One is, in the case when I hired you, I'd say, "Brendan, this is your only grant of stock-based compensation you are ever going to get as CEO. It's a really big one, but we're not going to give you one annually."

And, "These are restricted. They're restricted until three years after you retire."

If that was the case, then you wouldn't try to drive things down to drive them back up because you're not going to get some more stock at a low value, and you won't try and time it right to the end and do all sorts of extravagant, crazy things at the end -- gigantic acquisitions, massive cost-cutting of all R&D and everything -- to get the stock as high as possible when you retire, because it's going to have to perform well for several years until you leave. That's what I would do.

Brendan: And maybe you would focus more on grooming a successor.

Martin: Oh, you sure would. You sure would.
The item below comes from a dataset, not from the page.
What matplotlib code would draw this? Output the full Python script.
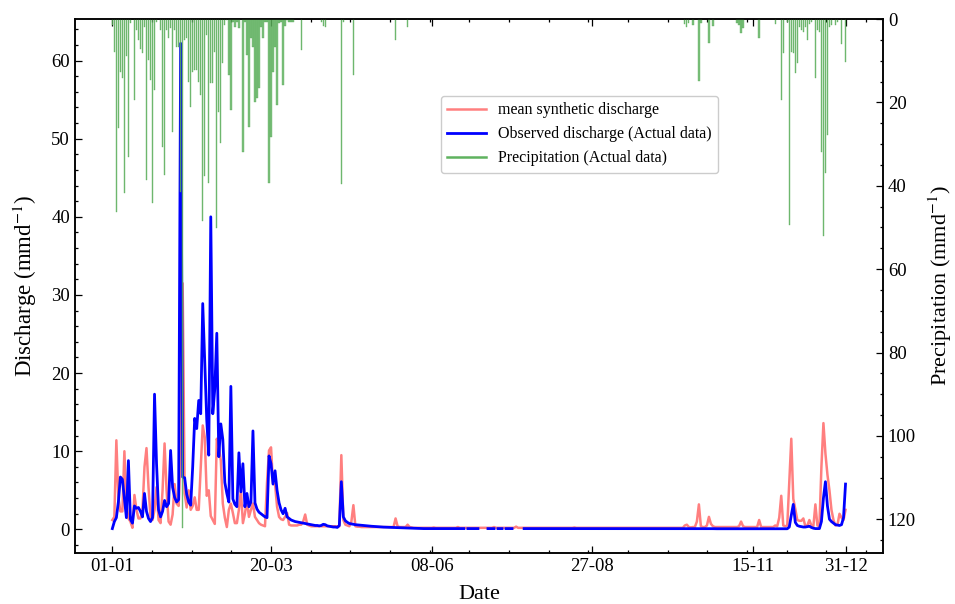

Brendan: Waiting three years afterwards.

Martin: Yeah, because that person, you really depend on them. Again, back to P&G (PG 0.68%) and A.G. Lafley, he went to the board and said, "You know all my stock-based compensation? I think you should make it vest in 10% increments in each year after I retire." He did that, not the board.

He said, "This would be better for P&G and P&G shareholders." That means he's going to leave a company in the best shape possible with the best management team there, because he doesn't cash out until that last 10% comes 10 years after he retired; 2019. That's the kind of thing you would want, but that was A.G. saying it to the board, not vice versa.

Brendan: The stock-based compensation system is pretty entrenched right now. Do you have any faith that it can change, going forward?

Martin: I guess I do. I see that large changes in these things are made on the basis of theories and ideas. This all came into being because of one article written in 1976 by Jensen and Meckling, who posited that we needed to create this alignment through stock-based compensation.

I think in due course people will just say, "You know what? This is bad theory." Mike Jensen says it's a bad theory, interestingly enough. He said, "It's been misinterpreted, and what's happening is not consistent with my article."

But these things tend to take awhile. There's such an infrastructure built up around it, including all the proxy voting services. They give advice to the pension funds that say, "You need to make sure there's big stock-based compensation," so the pension funds say, "OK, I guess I'll vote for more stock-based compensation rather than less."

You've got compensation consultants out there who say, "Oh, stock is a really important part of your compensation package." When you have all of that infrastructure around, it takes longer to break out of that.